Tactically, this was less than ideal. Too wistful, and this gives time for regret. I brought my face to within an inch of hers, having crunched my back teeth together. I kissed her again, far more emphatically this time, paying special attention to the corners of her mouth and to the points at which her teeth and gums met - both very sensitive areas. Meanwhile, I 'did' her left ear with the index finger of my right hand. If 'done' skilfully this can cause the subject to become ga-ga with arousal. The thing is
hardly to touch
the ear, to touch it as lightly as possible consistent with touching it at all. The nearer you get to not touching it the better. (I knew because I had had it 'done' to me, in the St Giles bus shelter, by a wonderful waitress.

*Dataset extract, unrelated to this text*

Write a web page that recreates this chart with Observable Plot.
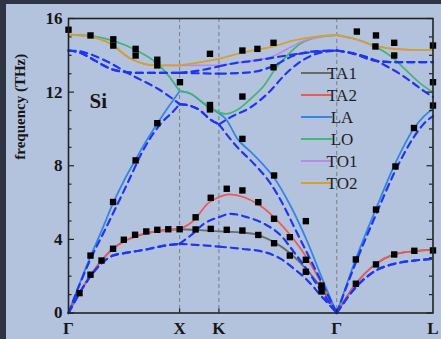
<!DOCTYPE html>
<html><head><meta charset="utf-8">
<script src="https://cdn.jsdelivr.net/npm/d3@7"></script>
<script src="https://cdn.jsdelivr.net/npm/@observablehq/plot@0.6"></script>
<style>
html,body{margin:0;padding:0;background:#2d3443;}
#wrap{position:relative;width:441px;height:339px;overflow:hidden;background:#2d3443;}
#panel{position:absolute;left:6px;top:4px;right:0;bottom:0;background:#b4c3dd;}
#chart{position:absolute;left:0;top:0;}
</style></head><body>
<div id="wrap"><div id="panel"></div><div id="chart"></div></div>
<script>
// High-symmetry path Γ-X-K-Γ-L (units of 2π/a)
const symQ = [0, 1, 1.3536, 2.4142, 3.2802];
const symLabels = ["Γ", "X", "K", "Γ", "L"];
const yTicks = [0, 4, 8, 12, 16];
const yMinor = [1, 2, 3, 5, 6, 7, 9, 10, 11, 13, 14, 15];
const branchNames = ["TA1", "TA2", "LA", "LO", "TO1", "TO2"];
const branchColors = ["#6a6a6a", "#ee5858", "#3486e2", "#46b479", "#b48de6", "#d5a12d"];

// Solid curves (THz)
const TA_GX = [[0,0],[0.099,1.08],[0.198,2.04],[0.297,2.85],[0.399,3.49],[0.529,3.98],[0.679,4.30],[0.829,4.48],[1,4.55]];
const TA_GL = [[2.4142,0],[2.586,1.59],[2.767,2.67],[2.931,3.18],[3.112,3.36],[3.2802,3.43]];
const TA1_XKG = [[1.18,4.5],[1.3536,4.43],[1.55,4.38],[1.70,4.25],[1.85,3.85],[2.0,3.22],[2.151,2.31],[2.271,1.40],[2.4142,0]];
const TA2_XKG = [[1.129,5.03],[1.25,5.93],[1.3536,6.29],[1.445,6.44],[1.58,6.29],[1.70,5.93],[1.85,5.2],[2.0,4.21],[2.151,2.94],[2.271,1.67],[2.4142,0]];
const LA = [[0,0],[0.1,1.6],[0.2,3.1],[0.3,4.5],[0.4,5.95],[0.5,7.2],[0.6,8.3],[0.7,9.35],[0.8,10.3],[0.9,11.2],[1,12.05],
  [1.099,11.91],[1.219,11.37],[1.3536,10.85],
  [1.415,10.55],[1.52,9.46],[1.64,8.75],[1.73,8.2],[1.85,7.35],[2.0,5.8],[2.151,3.85],[2.271,2.05],[2.4142,0],
  [2.586,2.95],[2.767,5.66],[2.931,8.0],[3.112,10.06],[3.2,10.7],[3.2802,11.09]];
const LO = [[0,15.12],[0.2,15.06],[0.4,14.8],[0.6,14.3],[0.8,13.54],[0.9,12.9],[1,12.05],
  [1.099,11.91],[1.219,11.4],[1.3536,10.9],
  [1.415,10.82],[1.52,11.04],[1.64,11.64],[1.76,12.36],[1.865,13.3],[1.97,14.0],[2.091,14.65],[2.241,14.98],[2.4142,15.1],
  [2.571,14.9],[2.751,14.5],[2.902,13.95],[3.037,13.2],[3.172,12.45],[3.2802,12.0]];
const TO_GX = [[0,15.12],[0.2,15.0],[0.38,14.62],[0.56,13.81],[0.68,13.54],[0.8,13.45],[1,13.45]];
const TO_GL = [[2.4142,15.1],[2.571,14.9],[2.751,14.54],[2.902,14.36],[3.082,14.3],[3.2802,14.3]];
const TO1_XKG = [[1.19,13.45],[1.3536,13.45],[1.64,13.7],[1.82,13.9],[1.97,14.35],[2.1,14.75],[2.25,15.0],[2.4142,15.1]];
const TO2_XKG = [[1.19,13.63],[1.3536,13.81],[1.64,14.24],[1.82,14.45],[2.03,14.81],[2.241,15.03],[2.4142,15.1]];

// Dashed curves (THz)
const dTA_GX = [[0,0],[0.099,1.08],[0.198,2.0],[0.297,2.7],[0.4,3.12],[0.529,3.28],[0.679,3.43],[0.829,3.62],[1,3.76]];
const dTA_GL = [[2.4142,0],[2.586,1.4],[2.767,2.31],[2.931,2.67],[3.112,2.85],[3.2802,2.94]];
const dTA1_XKG = [[1.2,3.68],[1.3536,3.61],[1.55,3.49],[1.73,3.36],[1.911,2.94],[2.03,2.4],[2.151,1.77],[2.271,0.95],[2.4142,0]];
const dTA2_XKG = [[1.099,4.21],[1.219,4.85],[1.3536,5.2],[1.46,5.39],[1.61,5.2],[1.76,4.85],[1.911,4.21],[2.03,3.3],[2.151,2.31],[2.271,1.22],[2.4142,0]];
const dL_XK = [[1.099,11.25],[1.16,11.1],[1.28,10.5],[1.3536,10.25]];
const dLA_GX = [[0,0],[0.1,1.55],[0.2,2.95],[0.333,4.57],[0.529,7.02],[0.679,8.92],[0.829,10.28],[0.95,11.0],[1,11.35]];
const dLA_KGL = [[1.52,9.0],[1.67,8.1],[1.82,7.02],[1.911,6.11],[2.061,4.3],[2.211,2.49],[2.4142,0],
  [2.586,2.75],[2.767,5.35],[2.931,7.6],[3.112,9.6],[3.2,10.3],[3.2802,10.7]];
const dLO_GX = [[0,14.26],[0.1,14.22],[0.2,14.05],[0.3,13.8],[0.4,13.5],[0.5,13.15],[0.6,12.82],[0.7,12.52],[0.8,12.2],[0.9,11.8],[1,11.35]];
const dLO_KGL = [[1.46,10.64],[1.64,11.18],[1.82,12.09],[1.94,12.9],[2.06,13.54],[2.241,14.1],[2.4142,14.26],
  [2.571,14.1],[2.751,13.75],[2.85,13.45],[2.98,13.0],[3.1,12.5],[3.2,12.05],[3.2802,11.75]];
const dTO_GX = [[0,14.26],[0.1,14.15],[0.2,13.85],[0.3,13.5],[0.4,13.22],[0.5,13.1],[0.6,13.05],[1,13.05]];
const dTO_GL = [[2.4142,14.26],[2.571,14.08],[2.751,13.72],[2.931,13.63],[3.2802,13.63]];
const dTO1_XKG = [[1.2,13.02],[1.3536,13.0],[1.64,13.08],[1.82,13.36],[2.03,13.99],[2.241,14.23],[2.4142,14.26]];
const dTO2_XKG = [[1.2,13.2],[1.3536,13.4],[1.5,13.58],[1.64,13.68],[1.82,13.85],[2.03,14.05],[2.241,14.2],[2.4142,14.26]];

// Experimental points (q, THz)
const expQ = [0,0.198,0.403,0.403,0.604,0.604,0.799,0.799,1.003,1.273,1.565,1.700,1.845,1.273,1.273,1.565,1.845,1.565,1.850,
  2.595,2.767,2.762,2.931,2.931,3.28,3.28,3.28,3.109,2.942,2.767,2.586,2.586,2.767,2.931,3.112,3.28,
  0.099,0.198,0.198,0.297,0.401,0.401,0.498,0.599,0.700,0.799,0.898,1.0,0.604,0.799,
  1.144,1.144,1.280,1.280,1.424,1.424,1.565,1.565,1.708,1.708,1.850,1.850,1.992,1.992,2.136,2.136,2.136,2.277,2.277];
const expF = [15.39,15.08,14.87,14.53,14.35,13.99,13.76,13.45,12.54,14.08,14.26,14.35,14.68,11.30,11.06,11.76,13.35,9.46,7.47,
  15.29,15.08,14.48,14.68,13.99,14.53,12.54,11.27,10.05,7.96,5.62,2.91,1.59,2.64,3.18,3.38,3.40,
  1.08,2.08,3.12,2.85,6.03,3.49,3.98,4.25,4.43,4.52,4.55,4.55,8.29,10.31,
  5.20,4.54,6.26,4.57,6.75,4.52,6.66,4.48,6.02,4.24,5.12,3.79,4.12,3.12,4.99,2.89,2.24,1.49,1.17];

const solid = [
  [...TA_GX, ...TA1_XKG, ...TA_GL],
  [...TA_GX, ...TA2_XKG, ...TA_GL],
  LA, LO,
  [...TO_GX, ...TO1_XKG, ...TO_GL],
  [...TO_GX, ...TO2_XKG, ...TO_GL]
];
const dashed = [
  [...dTA_GX, ...dTA1_XKG, ...dTA_GL],
  [...dTA_GX, ...dTA2_XKG, ...dTA_GL],
  [...dLA_GX, ...dL_XK, ...dLA_KGL],
  [...dLO_GX, ...dL_XK, ...dLO_KGL],
  [...dTO_GX, ...dTO1_XKG, ...dTO_GL],
  [...dTO_GX, ...dTO2_XKG, ...dTO_GL]
];

function segRows(points, name) {
  const rows = [];
  for (let s = 0; s < symQ.length - 1; s++) {
    const a = symQ[s], b = symQ[s + 1];
    for (const [q, f] of points) if (q >= a - 1e-6 && q <= b + 1e-6) rows.push({q, f, seg: name + "_" + s});
  }
  return rows;
}
const expData = expQ.map((q, i) => ({q, f: expF[i]}));
const labelMap = new Map(symQ.map((q, i) => [q, symLabels[i]]));

const W = 441, H = 339, mL = 68, mR = 8.5, mT = 18, mB = 26.5;
const pw = W - mL - mR, ph = H - mT - mB;

function legendMark() {
  const g = d3.create("svg:g");
  branchNames.forEach((n, i) => {
    const y = mT + 55 + 22 * i;
    g.append("line").attr("x1", mL + 233).attr("x2", mL + 264).attr("y1", y).attr("y2", y)
      .attr("stroke", branchColors[i]).attr("stroke-width", 2);
    g.append("text").attr("x", mL + 274).attr("y", y).attr("dy", "0.35em")
      .attr("font-size", 17).attr("font-weight", "normal").attr("fill", "#1e1e1e").text(n);
  });
  return g.node();
}

const chart = Plot.plot({
  width: W, height: H,
  marginLeft: mL, marginRight: mR, marginTop: mT, marginBottom: mB,
  x: {domain: [0, 3.2802]},
  y: {domain: [0, 16]},
  style: {background: "transparent", fontFamily: "'Liberation Serif','Times New Roman',serif", fontSize: "17px", fontWeight: "bold", color: "#161616"},
  marks: [
    Plot.ruleX(symQ.slice(1, 4), {stroke: "#7c7c7c", strokeWidth: 1, strokeDasharray: "4,3"}),
    ...solid.map((d, i) => Plot.line(segRows(d, "s" + i), {x: "q", y: "f", z: "seg", stroke: branchColors[i], strokeWidth: 1.8, curve: "monotone-x"})),
    ...dashed.map((d, i) => Plot.line(segRows(d, "d" + i), {x: "q", y: "f", z: "seg", stroke: "#1e36f2", strokeWidth: 2.2, strokeDasharray: "7,5", curve: "monotone-x"})),
    Plot.dot(expData, {x: "q", y: "f", symbol: "square", r: 3.6, fill: "#000", stroke: "none"}),
    Plot.frame({stroke: "#222", strokeWidth: 1.6}),
    Plot.tickY(yTicks, {y: d => d, insetRight: pw - 6, stroke: "#222", strokeWidth: 1.2}),
    Plot.tickY(yMinor, {y: d => d, insetRight: pw - 3.5, stroke: "#222", strokeWidth: 1.2}),
    Plot.tickY(yTicks, {y: d => d, insetLeft: pw - 6, stroke: "#222", strokeWidth: 1.2}),
    Plot.tickY(yMinor, {y: d => d, insetLeft: pw - 3.5, stroke: "#222", strokeWidth: 1.2}),
    Plot.tickX(symQ.slice(1, 4), {x: d => d, insetTop: ph - 4, stroke: "#222", strokeWidth: 1.2}),
    Plot.axisX(symQ, {tickSize: 0, tickPadding: 9, tickFormat: d => labelMap.get(d), label: null}),
    Plot.axisY(yTicks, {tickSize: 0, tickPadding: 6, label: null}),
    Plot.text(["frequency (THz)"], {frameAnchor: "left", dx: -48, dy: -6, rotate: -90, fontSize: 15, fontWeight: "bold", fill: "#161616"}),
    Plot.text(["Si"], {frameAnchor: "top-left", dx: 21, dy: 75, textAnchor: "start", fontSize: 21, fontWeight: "bold", fill: "#161616"}),
    legendMark
  ]
});
document.getElementById("chart").appendChild(chart);
</script>
</body></html>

I had almost fainted, but I was seventeen then.)
Rachel responded tolerably well. Her tongue, as yet, was held in abeyance. However, she was jostling her lips a fair amount and made some of the right noises. When I pressed a corduroy kneecap against the point where hers met, though, her legs could not be said to have leapt apart. Nor, to be honest, did she have so much as one finger up my bum.
Just as well.
With my left hand I was making swirling motions on Rachel's stomach, outside her jersey, not touching her breasts but coming mischievously near them sometimes. Thus I maintained a tripartite sexual application in contrapuntal patterns. This sort of thing: insert tongue, remove finger from ear; withdraw tongue, stroke neck, trail pinkie of left hand along narrow gash between her jersey and skirt (tastefully avoiding navel); kiss and semi-lick throat and neck, 'do' ear, and place hand unemphatically on knee; stop 'doing' ear and stroke hairline, bring mouth towards hers and hand up her leg at similar speeds; with mouth almost there, hold her gaze for long second while hand takes off at aeroplane trajectory from the runway of her thigh and lands ... on her stomach again just as mouths meet. That sort of thing.